気温が日平均23~27℃、地温が日平均22~26℃、日照が日積算10.6MJ/m2*2以上という条件下であれば、生育が良かったとのデータ結果が出ました。生産者からは「なんとなく肌で感じていた良い栽培条件が、数値化された」などの声が聞かれましたね。
―今後におけるスマート農業の取り組み方針を教えてください。
データを横展開し、万願寺甘とう栽培のお手本として活用する予定です。一軒の生産者が取り組むIoTは限定的ですが、産地全体でスマート農業を活用し、関係団体が連携したこの取り組みは、アナログも活用した最先端の取り組みだと自負しています。KDDIにはIoTの提供やデータの分析はもちろん、事前に綿密なヒアリングをしてもらい、全体のまとめ役としても貢献してもらいました。今後もスマート農業を改善しつつ、当市が掲げる「ITを活用した 心が通う 便利で心豊かな田舎暮らし」を目指していきます。
スマート農業はあくまで手段。膝を突き合わせたヒアリングが重要
齋藤 匠さいとう たくみ
昭和51年、茨城県生まれ。平成13年に日本大学大学院を修了後、東京通信ネットワーク株式会社入社。平成18年、同社がKDDI株式会社と合併する。平成28年より法人企業のDXを担当し、令和2年、地方創生支援室長に就任、令和4年、地域共創室 室長に就任する。

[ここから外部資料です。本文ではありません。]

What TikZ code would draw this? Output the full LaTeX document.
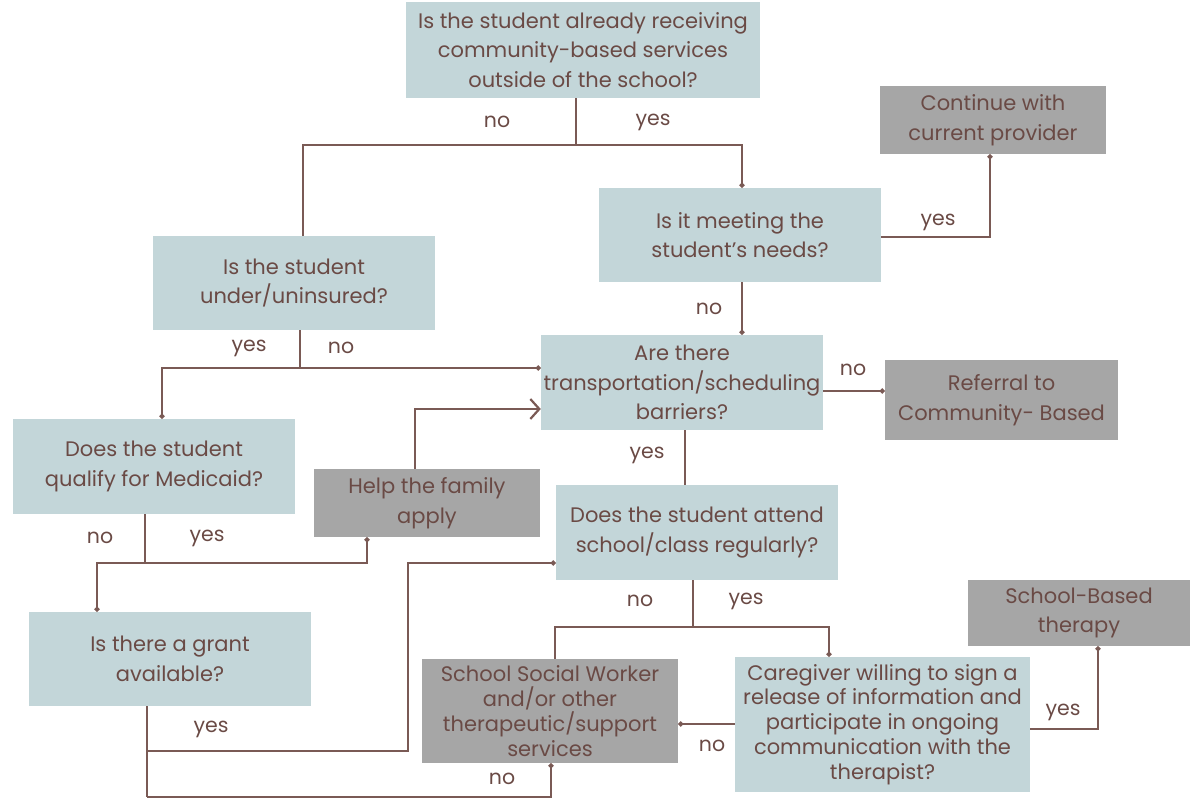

―自治体がスマート農業に取り組むうえでのポイントはなんでしょう。
まず、スマート農業に取り組む目的を明確にすることですね。「収穫量を上げる」「品質を向上させる」など、最終的なゴールをあらかじめ設定しておく必要があります。単に「スマート農業に取り組む」など、手段を目的化してしまうと「そもそもなにをやりたいんだったっけ」となりかねません。当たり前の話に聞こえますが、じつは、見過ごされがちなポイントです。また、ソリューションありきでスタートしないことです。地域の環境や扱っている農作物によって、課題はさまざま。それぞれの課題を解決するのに最適なソリューションを選び、活用すべきです。当社の場合、この2点に留意したうえでスマート農業の提案を行っています。
―具体的にどのような提案を行うのですか。
まずは自治体の方々と膝を突き合わせて、スマート農業でなにを実現したいかをじっくりヒアリングします。我々はIoTに関する知識はありますが、農業のプロではありません。そのため、必要であれば関係団体を巻き込み、ディスカッションする場を設けます。そうしたプロセスを経たうえで、適切なソリューションを提供し、目的達成のために伴走支援をするのです。
―自治体に対する今後の支援方針を教えてください。
このように技術と対話の両輪で、一次産業の発展に貢献したいですね。そして、自治体の方々と一緒に地域の活性化を目指していきます。